Para o vereador Lucas Caregnato, a situação expõe falta de diálogo do Executivo.
— O que eu escuto é "diálogo", Adiló e Paula se elegeram falando disso, mas quando se suprime uma das principais atribuições de um conselho municipal, me parece que se evidencia a falta de diálogo no encaminhamento. Ninguém questionou a presidente e nem os conselheiros sobre o tema — observa o parlamentar.
"DEMORA" CONTESTADA
A presidente do Compahc nega também as possíveis alegações da demora para emissão de pareceres.

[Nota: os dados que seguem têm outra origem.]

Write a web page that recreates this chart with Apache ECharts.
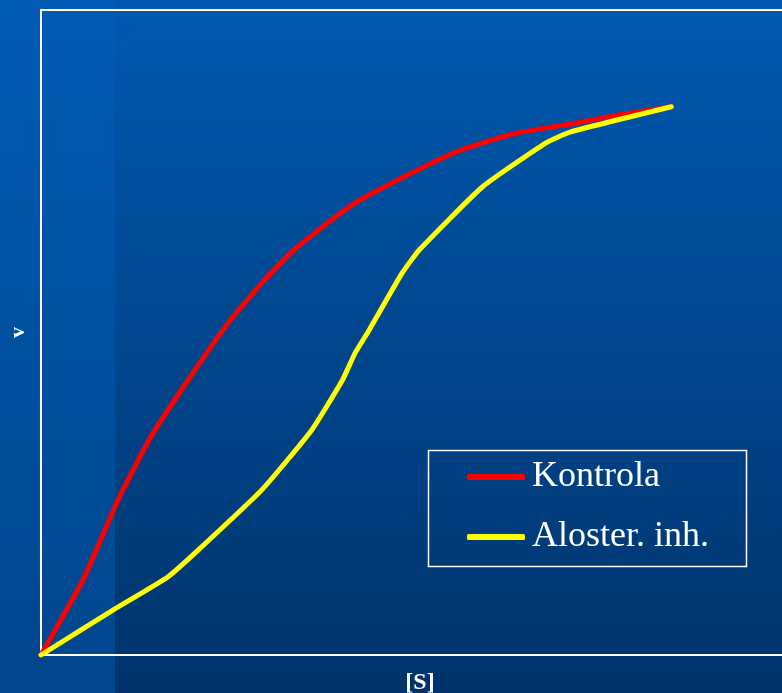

— Não acho que a justificativa tenha fundamento. Não é uma verdade e vamos trazer isso para a audiência pública (do dia 21). O que causa dificuldade muitas vezes é com quem postula junto ao órgão, normalmente trabalhamos dentro do prazo de lei, mas o processo fica parado no setor anterior ao nosso, às vezes o processo vem incompleto, temos que solicitar informações e precisa voltar, às vezes o próprio requerente não junta os documentos necessários. Às vezes pode demorar mais, pode, mas é uma mentira dizer que o Compahc demore.